JERUSALEM (JTA) — Israel’s Central Elections Committee rejected motions to prevent haredi and ultra-nationalist political parties from running in next month’s elections.
The committee voted unanimously to allow the haredi Orthodox Shas and United Torah Judaism parties to run in the election, dismissing petitions to bar them from running for excluding women.
The committee also voted 17 to 3 with two abstentions to allow the ultra-nationalist Strong Israel Party, which was challenged for allegedly rejecting Israel as a democratic state and for inciting hatred, to run in the Jan. 22 elections.

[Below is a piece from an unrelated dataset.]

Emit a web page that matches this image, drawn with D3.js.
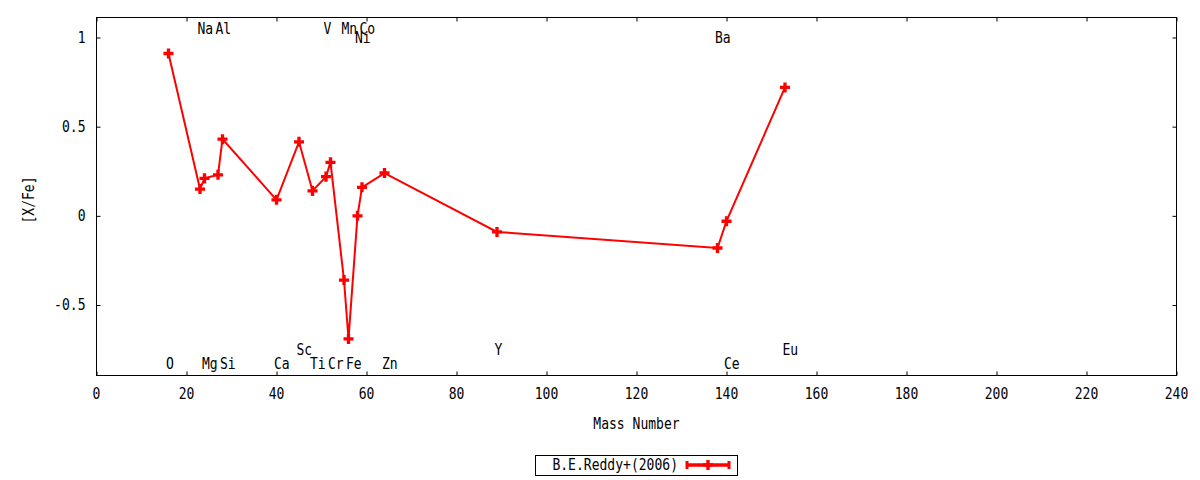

The party was founded by hardline lawmakers Michael Ben-Ari and Aryeh Eldad.
The decisions came a day after the committee voted not to disqualify two Arab political parties, Balad and the United Arab List-Ta’al, from running in the election, but voted to disqualify Arab lawmaker Hanin Zoabi, who participated in the May 2010 flotilla to break Israel’s naval blockade of Gaza.
Zoabi’s disqualification will automatically be appealed to Israel’s Supreme Court.
The only disqualification of a party ever upheld by Israel’s Supreme Court was Rabbi Meir Kahane’s Kach Party in 1988.
Article 7A of Israel’s Basic Law says that: "A candidates’ list shall not participate in elections to the Knesset if its objects or actions, expressly or by implication, include one of the following: (1) negation of the existence of the State of Israel as the state of the Jewish people; (2) negation of the democratic character of the State; (3) incitement to racism."